BEGIN Data provided

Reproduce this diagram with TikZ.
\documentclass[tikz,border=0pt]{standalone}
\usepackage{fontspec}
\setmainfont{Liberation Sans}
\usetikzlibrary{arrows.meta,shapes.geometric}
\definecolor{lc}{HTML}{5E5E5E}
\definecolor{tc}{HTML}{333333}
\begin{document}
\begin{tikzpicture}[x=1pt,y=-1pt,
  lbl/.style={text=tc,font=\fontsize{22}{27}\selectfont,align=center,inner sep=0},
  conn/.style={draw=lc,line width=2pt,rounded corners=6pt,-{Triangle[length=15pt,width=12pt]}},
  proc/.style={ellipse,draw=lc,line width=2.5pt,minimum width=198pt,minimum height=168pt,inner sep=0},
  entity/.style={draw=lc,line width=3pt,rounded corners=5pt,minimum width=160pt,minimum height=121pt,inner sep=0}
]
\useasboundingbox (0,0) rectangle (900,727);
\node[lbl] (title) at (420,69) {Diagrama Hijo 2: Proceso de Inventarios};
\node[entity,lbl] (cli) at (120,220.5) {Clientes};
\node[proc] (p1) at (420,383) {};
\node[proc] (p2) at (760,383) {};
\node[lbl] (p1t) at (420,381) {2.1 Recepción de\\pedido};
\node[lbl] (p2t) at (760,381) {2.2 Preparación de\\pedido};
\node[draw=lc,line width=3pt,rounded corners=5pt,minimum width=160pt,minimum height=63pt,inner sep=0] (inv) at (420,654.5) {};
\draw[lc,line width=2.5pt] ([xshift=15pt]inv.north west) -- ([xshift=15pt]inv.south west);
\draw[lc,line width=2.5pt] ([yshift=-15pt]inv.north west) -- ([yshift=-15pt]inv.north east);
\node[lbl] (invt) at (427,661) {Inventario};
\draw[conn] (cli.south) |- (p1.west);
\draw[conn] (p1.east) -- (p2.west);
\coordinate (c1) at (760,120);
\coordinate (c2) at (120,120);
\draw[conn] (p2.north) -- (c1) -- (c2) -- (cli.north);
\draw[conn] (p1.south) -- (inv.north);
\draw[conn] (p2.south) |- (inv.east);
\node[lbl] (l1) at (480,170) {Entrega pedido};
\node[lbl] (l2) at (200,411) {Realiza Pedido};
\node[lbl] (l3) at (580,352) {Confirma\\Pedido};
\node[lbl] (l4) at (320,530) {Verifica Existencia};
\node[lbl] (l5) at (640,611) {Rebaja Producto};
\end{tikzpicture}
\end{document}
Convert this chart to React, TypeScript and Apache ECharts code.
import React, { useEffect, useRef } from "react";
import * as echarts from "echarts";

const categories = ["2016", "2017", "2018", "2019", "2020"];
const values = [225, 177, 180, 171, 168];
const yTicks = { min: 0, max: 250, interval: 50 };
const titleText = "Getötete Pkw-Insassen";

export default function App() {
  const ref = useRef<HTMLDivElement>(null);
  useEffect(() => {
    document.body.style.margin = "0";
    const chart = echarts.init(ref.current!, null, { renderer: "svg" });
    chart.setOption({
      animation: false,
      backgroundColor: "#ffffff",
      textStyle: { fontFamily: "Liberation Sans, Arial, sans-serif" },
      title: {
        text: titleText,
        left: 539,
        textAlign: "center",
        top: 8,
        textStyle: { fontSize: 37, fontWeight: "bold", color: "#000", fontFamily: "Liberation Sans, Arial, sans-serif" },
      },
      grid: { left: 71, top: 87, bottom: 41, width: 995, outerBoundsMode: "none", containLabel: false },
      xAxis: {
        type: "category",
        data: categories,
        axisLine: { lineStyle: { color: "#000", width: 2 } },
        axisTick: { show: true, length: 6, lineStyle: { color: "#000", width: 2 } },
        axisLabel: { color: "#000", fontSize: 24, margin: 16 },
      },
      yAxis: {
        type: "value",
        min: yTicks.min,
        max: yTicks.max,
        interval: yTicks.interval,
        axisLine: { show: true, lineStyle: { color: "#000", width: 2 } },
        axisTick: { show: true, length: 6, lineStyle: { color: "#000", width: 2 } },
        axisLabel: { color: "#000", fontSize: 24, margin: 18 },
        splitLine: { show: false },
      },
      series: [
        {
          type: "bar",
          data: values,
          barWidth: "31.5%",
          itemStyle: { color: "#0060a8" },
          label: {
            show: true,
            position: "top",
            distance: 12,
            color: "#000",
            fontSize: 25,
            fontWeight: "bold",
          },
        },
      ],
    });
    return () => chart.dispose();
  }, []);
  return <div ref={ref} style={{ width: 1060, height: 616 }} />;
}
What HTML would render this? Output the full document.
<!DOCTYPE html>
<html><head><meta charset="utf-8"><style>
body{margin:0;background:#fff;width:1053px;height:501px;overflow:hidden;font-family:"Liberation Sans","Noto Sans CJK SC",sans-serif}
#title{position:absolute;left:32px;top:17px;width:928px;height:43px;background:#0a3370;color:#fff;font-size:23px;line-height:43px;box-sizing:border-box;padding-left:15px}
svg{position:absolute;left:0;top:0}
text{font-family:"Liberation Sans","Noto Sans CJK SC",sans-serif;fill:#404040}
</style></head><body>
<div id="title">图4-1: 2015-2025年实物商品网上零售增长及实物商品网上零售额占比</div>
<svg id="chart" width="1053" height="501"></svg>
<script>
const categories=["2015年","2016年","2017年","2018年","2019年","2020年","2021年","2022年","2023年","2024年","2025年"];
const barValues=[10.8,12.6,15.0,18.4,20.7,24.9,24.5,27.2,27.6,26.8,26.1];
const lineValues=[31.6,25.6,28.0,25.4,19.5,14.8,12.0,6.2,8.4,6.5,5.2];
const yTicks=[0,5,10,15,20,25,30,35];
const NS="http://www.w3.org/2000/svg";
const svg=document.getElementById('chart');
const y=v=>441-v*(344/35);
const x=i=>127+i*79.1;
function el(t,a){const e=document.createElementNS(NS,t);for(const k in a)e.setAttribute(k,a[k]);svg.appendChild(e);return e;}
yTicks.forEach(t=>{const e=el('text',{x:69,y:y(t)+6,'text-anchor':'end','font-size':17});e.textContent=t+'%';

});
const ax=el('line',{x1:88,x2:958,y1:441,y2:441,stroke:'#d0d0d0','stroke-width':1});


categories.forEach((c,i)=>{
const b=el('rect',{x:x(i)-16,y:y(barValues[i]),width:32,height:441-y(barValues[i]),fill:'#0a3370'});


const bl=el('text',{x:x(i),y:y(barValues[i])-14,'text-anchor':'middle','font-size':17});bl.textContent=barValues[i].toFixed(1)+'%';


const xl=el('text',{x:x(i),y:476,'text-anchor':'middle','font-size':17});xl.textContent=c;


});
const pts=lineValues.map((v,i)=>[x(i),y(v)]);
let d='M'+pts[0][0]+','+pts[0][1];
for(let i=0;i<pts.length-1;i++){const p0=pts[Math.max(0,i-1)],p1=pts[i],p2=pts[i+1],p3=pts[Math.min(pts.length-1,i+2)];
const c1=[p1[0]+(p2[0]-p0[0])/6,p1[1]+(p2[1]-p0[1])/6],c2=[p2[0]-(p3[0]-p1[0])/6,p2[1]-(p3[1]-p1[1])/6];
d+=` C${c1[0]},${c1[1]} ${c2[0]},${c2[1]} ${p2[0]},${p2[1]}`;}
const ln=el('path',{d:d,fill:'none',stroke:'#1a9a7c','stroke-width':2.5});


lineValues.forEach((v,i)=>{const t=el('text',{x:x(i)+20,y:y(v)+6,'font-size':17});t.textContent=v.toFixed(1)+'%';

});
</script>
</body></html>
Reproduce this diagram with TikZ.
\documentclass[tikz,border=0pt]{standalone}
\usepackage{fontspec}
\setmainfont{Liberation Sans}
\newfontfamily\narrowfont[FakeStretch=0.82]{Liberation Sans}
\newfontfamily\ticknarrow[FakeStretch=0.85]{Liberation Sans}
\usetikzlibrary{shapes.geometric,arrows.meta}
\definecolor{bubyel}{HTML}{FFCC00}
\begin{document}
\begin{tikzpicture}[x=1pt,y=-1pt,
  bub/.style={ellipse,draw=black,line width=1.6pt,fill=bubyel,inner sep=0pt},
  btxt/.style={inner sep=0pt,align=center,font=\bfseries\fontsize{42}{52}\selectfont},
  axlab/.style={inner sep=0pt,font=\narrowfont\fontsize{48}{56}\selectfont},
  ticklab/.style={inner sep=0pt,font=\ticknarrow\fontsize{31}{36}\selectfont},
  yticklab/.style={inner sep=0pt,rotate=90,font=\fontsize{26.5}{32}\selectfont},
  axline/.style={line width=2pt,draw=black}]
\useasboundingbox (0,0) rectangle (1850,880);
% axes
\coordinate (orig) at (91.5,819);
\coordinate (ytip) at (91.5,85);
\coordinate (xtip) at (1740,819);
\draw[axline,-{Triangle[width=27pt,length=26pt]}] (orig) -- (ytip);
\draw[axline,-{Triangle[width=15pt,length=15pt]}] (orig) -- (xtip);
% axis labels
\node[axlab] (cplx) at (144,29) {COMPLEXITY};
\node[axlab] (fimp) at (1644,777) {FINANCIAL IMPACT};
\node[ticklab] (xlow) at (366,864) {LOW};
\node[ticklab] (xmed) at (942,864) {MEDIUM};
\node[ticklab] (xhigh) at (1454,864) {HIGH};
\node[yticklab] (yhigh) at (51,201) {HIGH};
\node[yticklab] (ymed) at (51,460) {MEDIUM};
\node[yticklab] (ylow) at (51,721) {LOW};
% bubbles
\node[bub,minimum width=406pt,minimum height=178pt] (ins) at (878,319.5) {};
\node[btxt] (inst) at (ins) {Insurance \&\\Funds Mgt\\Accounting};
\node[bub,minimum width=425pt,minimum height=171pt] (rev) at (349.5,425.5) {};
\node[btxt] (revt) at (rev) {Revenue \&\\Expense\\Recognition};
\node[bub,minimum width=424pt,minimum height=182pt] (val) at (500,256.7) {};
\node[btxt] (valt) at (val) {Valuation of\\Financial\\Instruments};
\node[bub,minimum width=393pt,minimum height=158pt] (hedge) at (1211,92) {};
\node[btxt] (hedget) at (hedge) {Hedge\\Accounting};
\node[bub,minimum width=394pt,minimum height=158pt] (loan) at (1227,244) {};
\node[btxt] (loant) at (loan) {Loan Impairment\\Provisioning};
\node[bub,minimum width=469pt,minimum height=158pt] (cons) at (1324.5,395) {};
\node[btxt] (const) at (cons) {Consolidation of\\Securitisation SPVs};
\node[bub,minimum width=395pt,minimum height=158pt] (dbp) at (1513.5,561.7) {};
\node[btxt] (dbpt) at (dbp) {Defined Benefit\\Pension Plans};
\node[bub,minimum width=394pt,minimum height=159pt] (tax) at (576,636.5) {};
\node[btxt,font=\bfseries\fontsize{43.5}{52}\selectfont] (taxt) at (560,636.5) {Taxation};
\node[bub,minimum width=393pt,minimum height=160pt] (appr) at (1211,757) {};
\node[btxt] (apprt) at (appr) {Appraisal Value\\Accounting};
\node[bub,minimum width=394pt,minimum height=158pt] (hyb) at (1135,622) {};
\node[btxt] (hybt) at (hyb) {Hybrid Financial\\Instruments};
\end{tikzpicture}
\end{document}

END Data provided

### Task prompt
For each line in the data above that contains the string "this", extract the line.

### The output
Reproduce this diagram with TikZ.
Convert this chart to React, TypeScript and Apache ECharts code.
What HTML would render this? Output the full document.
Reproduce this diagram with TikZ.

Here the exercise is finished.